People often do and say silly things where alcohol is involved. I’m not meaning just those who may consume too much of it, rather those who try to make it as difficult as possible for reasonable New Zealanders who want to supply or purchase beer and wine from a supermarket.

Early last century when there were bids to extend hotel closing hours past 6pm, those opposed claimed that to do so would result in widespread drunkenness and chaos in the streets. History shows that when the law was finally changed to 10pm in 1967 the sky didn’t fall, with various studies showing consumption per capita actually declined slightly. It has been argued we became more civilised in our drinking habits as a result.

In 1989 and again in 1999, there were all sorts of dire claims when, following a review of alcohol laws, supermarkets, dairies and convenience stores were firstly permitted to sell wine, and then beer. Probably the most extreme came from one Member of Parliament, who said during a debate that there would be drunken housewives in the carpark as a result of the change! The drunken housewives have yet to eventuate.

In 2011 things got more extreme when, during a hearing for a wine and beer licence for a new supermarket in Christchurch, an anti-alcohol activist likened the store owner to a drug dealer.
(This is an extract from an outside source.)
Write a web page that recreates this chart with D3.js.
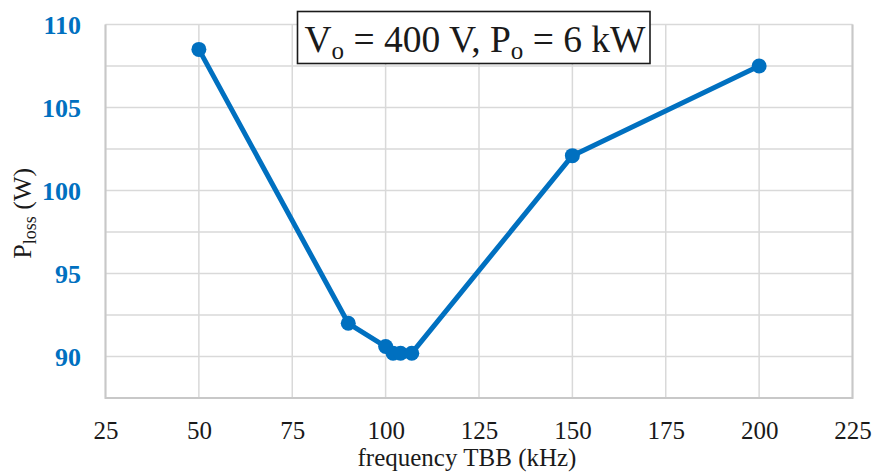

He said: “… given that alcohol is a Class B equivalent drug, a new liquor licence would therefore elevate the new manager … to being the biggest drug dealer in Ilam”.

He was talking about a family man with four children who had worked his way up from stocking shelves in his father’s supermarket, to owning his own.

The activist went on to say that “although disguised as a large family-friendly grocery store, supermarkets are in fact primarily mega-liquor stores which also sell grocery items” and “are probably the single biggest drug dealers in New Zealand”. More recently he said “the New Zealand population has been brainwashed and in the grips of a mass social delusion”. Heavy stuff.

That’s the sort of extreme thinking that law-abiding suppliers and retailers have to put up with for marketing and selling a legal product.

More recently there’s been the Police crackdown on licence renewals in Wellington bowling clubs, many of which offer a comfortable place for (mainly) older people to gather for a bit of recreation. It was admitted that none of the clubs had been breaking any laws, rather it was about their hours of operation.

These are the sort of petty crusades we have to put up with when officialdom relies on technicalities and forgets simple common sense.

If all that wasn’t concerning, common sense was very definitely absent when MidCentral District Health Board decided to spend upwards of $90,000 appealing to the High Court over the placement of beer and wines shelves in the Dannevirke New World.

Their licence application for the wine and beer section showed shelving at right angles to the aisle where shoppers walked past, but they were changed to be placed on an angle. The commission decided the angle of the shelves made “little or no difference” to the exposure of shoppers to alcohol and were not in breach of the Sale & Supply of Alcohol Act. The Police and the local council had no issues with it, and there were no complaints from the public.

But it was all too much for the Medical Officer of Health, who objected and then went on a crusade, appealing to the High Court, saying the angled shelves increased, “rather than minimised”, the exposure of alcohol products to shoppers passing by.

They even involved eight other DHBs to help fund the appeal on what they saw as a matter of “national significance’.

It beggars belief how the angle of shelves could ever become a health issue of such significance, and goes to show that despite living in so-called enlightened times, there are some attitudes that never seem to change.